Celtics Coach Red Auerbach craved Russell. He saw him as a transformative presence. He arranged for the team owner, Walter Brown, to promise the owner of the Royals that he could have Brown’s show, the Ice Capades, for two weeks if he bypassed Russell. The owner, Les Harrison, agreed; the ice shows, after all, were guaranteed money. Russell was not.
As a result, the Royals took Sihugo Green. He played two seasons for them, then bounced around, finishing up with the Celtics a decade later. He averaged 9.2 points a game in his professional career.

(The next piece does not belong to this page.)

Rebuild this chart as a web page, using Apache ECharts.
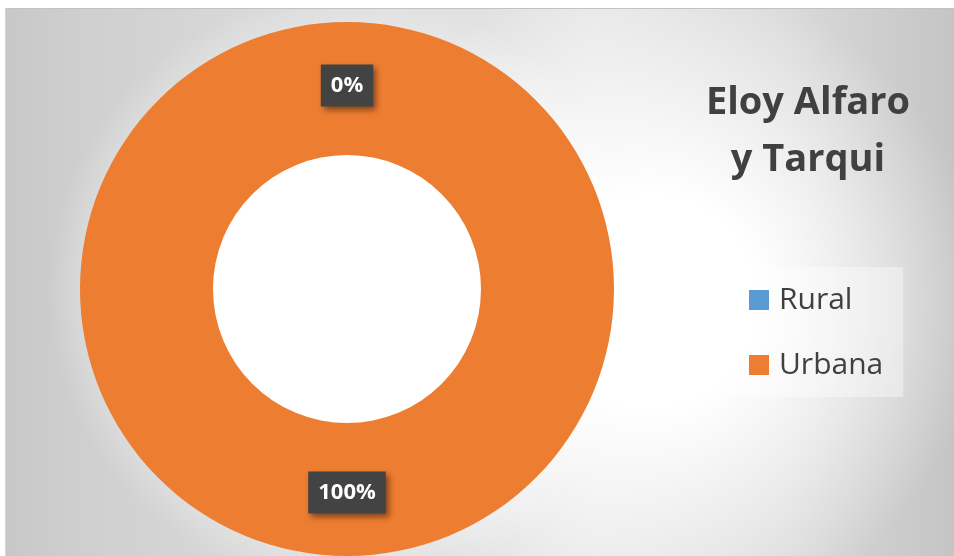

“He wasn’t much of an N.B.A. player,” recalled Tommy Heinsohn, who was also taken in the 1956 draft as the territorial choice of the Celtics. “He had all this hype because he came out of New York.”
Meanwhile, Auerbach swapped Ed Macauley, an All-Star, and the rights to Cliff Hagan to St. Louis for the No. 2 pick, which he used to select Russell. The Celtics won their first title that season and Russell won 10 more over the next 12 years.
In 1963, the Celtics, as the defending champions, had the eighth pick in the first round — it was then a nine-team league — and used it on a bruising, 6-6 forward from Colorado State named Bill Green. He was an all-American and had averaged 22.1 points and 9.6 rebounds in his three college seasons. But he had a phobia: flying.
He had flown on planes in his college days, but a couple of harrowing trips convinced him that he could no longer do it. After the Celtics drafted him, Green sought counseling, but to no avail. According to a 1986 article in Sports Illustrated, Auerbach agreed to allow Green to travel by train to an exhibition game in St. Louis. The catch was that Green had to fly back to Boston with the team. He could not do it.
“The fear had just built to a point where I couldn’t take it anymore,” Green told the magazine. “I wouldn’t do it.”
Bill Green never played for the Celtics or for any other N.B.A. team. He ended up in education, eventually taking a principal’s job in the Bronx, and died of a heart attack in 1994. He was 53. Two picks after the Celtics took Green in 1963, Baltimore drafted a future Hall of Famer, Gus Johnson.
Bill Green does not count as one of the four Celtic Greens. But Rickey Green does. He had a long N.B.A. career — 946 games — and started ahead of John Stockton in Utah in 1984-85, Stockton’s rookie season. But he was 37 when he joined the Celtics in 1991. They used him sparingly, and he reluctantly ended up on the team’s injured list in March with a phantom ailment so the team could activate Larry Bird.
The Celtics sent Green home to “recuperate” in his native Chicago. He soon received a call from N.B.A. security, wondering how his recovery was going. He did come off the injured list for a pair of games in March 1992, and was then waived. He never played in another N.B.A. game.
The fourth Green is Gerald Green, drafted out of high school by the Celtics in 2005. He was outrageously athletic, but had no idea how to play at the N.B.A. level. He won the dunking contest at the 2007 All-Star Game and was one of many chips used by Celtics General Manager Danny Ainge to acquire Kevin Garnett from the Minnesota Timberwolves in 2007.
Green has bounced around since then, including two years out of the league, but returned with the Nets last season and now plays for Indiana, his sixth N.B.A. team.
Finally, there is one more Green, or more accurately, a Greene, as in Orien Greene, who played 80 games for the Celtics in the 2005-6 season, averaging 3.2 points per game. But Greene isn’t Green. Or as Auerbach might have said: close, but no cigar.